§ WORK TO COMPLETE: Retype exactly what runs from the first line of the data to the line with "const colors = ['#4a7ebb', '#c0504d', '#9bbb59', '#8064a2'];", keeping both of those lines and skipping pictures.

§ DATA EXCERPT:
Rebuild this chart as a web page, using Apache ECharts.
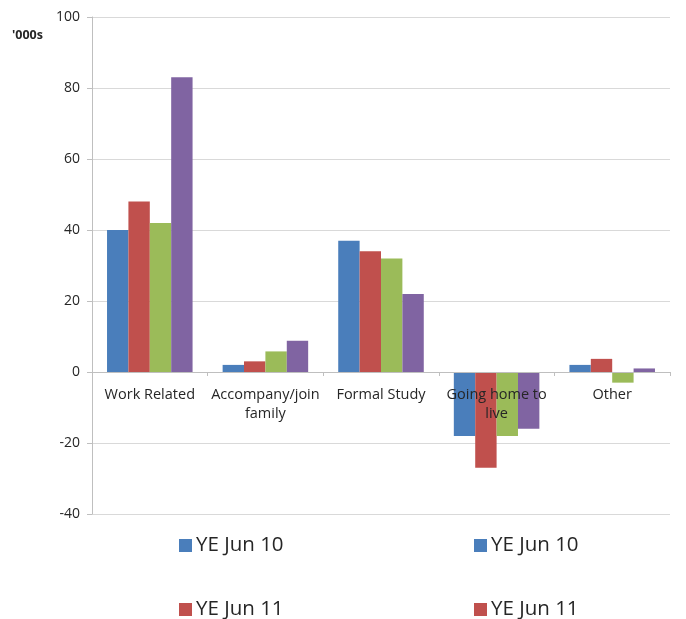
<!DOCTYPE html>
<html>
<head>
<meta charset="utf-8">
<script src="https://cdn.jsdelivr.net/npm/echarts@6/dist/echarts.min.js"></script>
<style>html,body{margin:0;padding:0;background:#fff;}#c{width:686px;height:619px;}</style>
</head>
<body>
<div id="c"></div>
<script>
const categories = ['Work Related', 'Accompany/join\nfamily', 'Formal Study', 'Going home to\nlive', 'Other'];
const seriesNames = ['YE Jun 10', 'YE Jun 11', 'Series 3', 'Series 4'];
const s1 = [40, 2, 37, -18, 2];
const s2 = [48, 3, 34, -27, 3.7];
const s3 = [42, 5.8, 32, -18, -3];
const s4 = [83, 8.8, 22, -16, 1];
const yTicks = { min: -40, max: 100, interval: 20 };
const colors = ['#4a7ebb', '#c0504d', '#9bbb59', '#8064a2'];

const font = '"Open Sans", "Liberation Sans", sans-serif';
const chart = echarts.init(document.getElementById('c'), null, { renderer: 'canvas' });
const seriesData = [s1, s2, s3, s4];
const mkLegend = (name, left, top) => ({
  data: [name], left: left, top: top, padding: 0, itemWidth: 13, itemHeight: 13, itemGap: 4,
  icon: 'rect', selectedMode: false,
  textStyle: { fontFamily: font, fontSize: 20.5, color: '#262626', padding: [0, 0, 0, -1] }
});
const gridTop = 17, gridBottom = 105, chartH = 619;
const plotH = chartH - gridTop - gridBottom;
const zeroOffset = -plotH * (0 - yTicks.min) / (yTicks.max - yTicks.min);
chart.setOption({
  animation: false,
  color: colors,
  grid: { left: 92, right: 16, top: gridTop, bottom: gridBottom },
  graphic: [{ type: 'text', left: 12, top: 29, style: { text: "'000s", fontFamily: font, fontSize: 12.5, fontWeight: 'bold', fill: '#262626' } }],
  legend: [
    mkLegend(seriesNames[0], 179, 535),
    mkLegend(seriesNames[1], 179, 599),
    mkLegend(seriesNames[0], 474, 535),
    mkLegend(seriesNames[1], 474, 599)
  ],
  xAxis: {
    type: 'category', data: categories, offset: zeroOffset, z: 10,
    axisLine: { onZero: false, lineStyle: { color: '#bfbfbf', width: 1 } },
    axisTick: { show: true, length: 4, lineStyle: { color: '#bfbfbf' } },
    axisLabel: { fontFamily: font, fontSize: 14.5, color: '#262626', margin: 13, lineHeight: 19, interval: 0 }
  },
  yAxis: {
    type: 'value', min: yTicks.min, max: yTicks.max, interval: yTicks.interval,
    axisLine: { show: true, lineStyle: { color: '#bfbfbf' } },
    axisTick: { show: true, length: 5, lineStyle: { color: '#bfbfbf' } },
    axisLabel: { fontFamily: font, fontSize: 14, color: '#262626', margin: 12 },
    splitLine: { lineStyle: { color: '#d9d9d9' } }
  },
  series: seriesData.map((d, i) => ({
    type: 'bar', name: seriesNames[i], data: d,
    barGap: '0%', barCategoryGap: '26%',
    itemStyle: { color: colors[i] }
  }))
});
</script>
</body>
</html>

§ COMPLETED EXERCISE:
Rebuild this chart as a web page, using Apache ECharts.
<!DOCTYPE html>
<html>
<head>
<meta charset="utf-8">
<script src="https://cdn.jsdelivr.net/npm/echarts@6/dist/echarts.min.js"></script>
<style>html,body{margin:0;padding:0;background:#fff;}#c{width:686px;height:619px;}</style>
</head>
<body>
<div id="c"></div>
<script>
const categories = ['Work Related', 'Accompany/join\nfamily', 'Formal Study', 'Going home to\nlive', 'Other'];
const seriesNames = ['YE Jun 10', 'YE Jun 11', 'Series 3', 'Series 4'];
const s1 = [40, 2, 37, -18, 2];
const s2 = [48, 3, 34, -27, 3.7];
const s3 = [42, 5.8, 32, -18, -3];
const s4 = [83, 8.8, 22, -16, 1];
const yTicks = { min: -40, max: 100, interval: 20 };
const colors = ['#4a7ebb', '#c0504d', '#9bbb59', '#8064a2'];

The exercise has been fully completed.